WORK TO COMPLETE :: Only the lines from the start of the data through the line with "plt.rcParams['font.family'] = ['Liberation" belong in the copy. Restate them word for word, minus the pictures.

━━━━━━━━

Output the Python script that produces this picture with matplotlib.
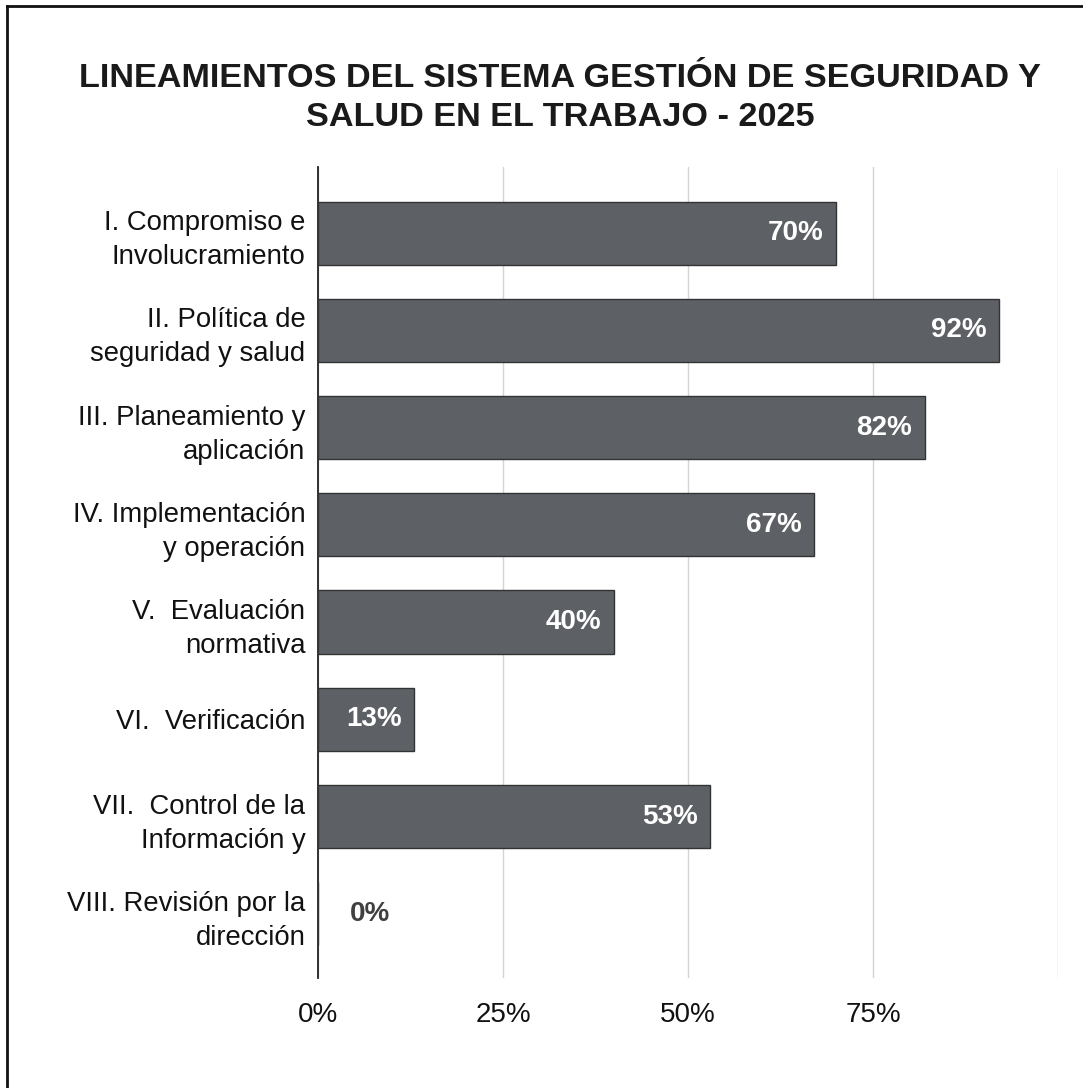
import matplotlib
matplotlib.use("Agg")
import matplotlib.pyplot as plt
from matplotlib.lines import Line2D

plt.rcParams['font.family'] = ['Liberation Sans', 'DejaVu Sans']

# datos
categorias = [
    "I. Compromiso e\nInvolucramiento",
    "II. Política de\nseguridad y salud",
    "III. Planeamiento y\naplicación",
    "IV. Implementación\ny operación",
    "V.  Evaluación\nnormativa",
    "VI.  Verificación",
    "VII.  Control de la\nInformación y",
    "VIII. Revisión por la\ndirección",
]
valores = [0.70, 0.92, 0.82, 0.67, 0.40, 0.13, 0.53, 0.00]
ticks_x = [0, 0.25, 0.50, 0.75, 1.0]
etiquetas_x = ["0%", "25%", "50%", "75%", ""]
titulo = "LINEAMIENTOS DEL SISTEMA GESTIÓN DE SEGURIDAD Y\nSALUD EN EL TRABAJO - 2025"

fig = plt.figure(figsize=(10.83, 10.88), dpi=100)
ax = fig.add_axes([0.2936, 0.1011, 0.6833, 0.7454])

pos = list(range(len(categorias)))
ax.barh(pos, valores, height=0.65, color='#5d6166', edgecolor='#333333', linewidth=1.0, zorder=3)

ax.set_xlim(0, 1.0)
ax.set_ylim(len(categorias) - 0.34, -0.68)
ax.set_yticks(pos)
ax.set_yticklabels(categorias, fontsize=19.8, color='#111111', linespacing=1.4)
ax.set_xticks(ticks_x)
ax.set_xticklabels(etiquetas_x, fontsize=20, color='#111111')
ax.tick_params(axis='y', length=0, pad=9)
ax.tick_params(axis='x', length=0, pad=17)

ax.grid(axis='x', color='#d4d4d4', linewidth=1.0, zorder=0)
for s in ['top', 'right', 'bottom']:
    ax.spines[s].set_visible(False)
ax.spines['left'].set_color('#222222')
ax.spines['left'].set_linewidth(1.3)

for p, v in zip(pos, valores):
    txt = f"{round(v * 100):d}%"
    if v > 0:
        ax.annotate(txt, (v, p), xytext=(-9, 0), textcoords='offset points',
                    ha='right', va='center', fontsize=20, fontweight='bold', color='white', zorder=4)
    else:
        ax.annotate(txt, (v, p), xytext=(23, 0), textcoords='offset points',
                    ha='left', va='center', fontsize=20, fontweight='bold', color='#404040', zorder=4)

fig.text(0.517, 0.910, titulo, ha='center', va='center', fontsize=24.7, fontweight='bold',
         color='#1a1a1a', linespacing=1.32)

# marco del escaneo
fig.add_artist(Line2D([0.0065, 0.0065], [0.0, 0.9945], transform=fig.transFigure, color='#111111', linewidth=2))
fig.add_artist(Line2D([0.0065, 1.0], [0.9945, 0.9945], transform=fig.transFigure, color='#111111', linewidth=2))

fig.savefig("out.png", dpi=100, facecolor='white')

━━━━━━━━

SOLUTION ::
Output the Python script that produces this picture with matplotlib.
import matplotlib
matplotlib.use("Agg")
import matplotlib.pyplot as plt
from matplotlib.lines import Line2D

plt.rcParams['font.family'] = ['Liberation Sans', 'DejaVu Sans']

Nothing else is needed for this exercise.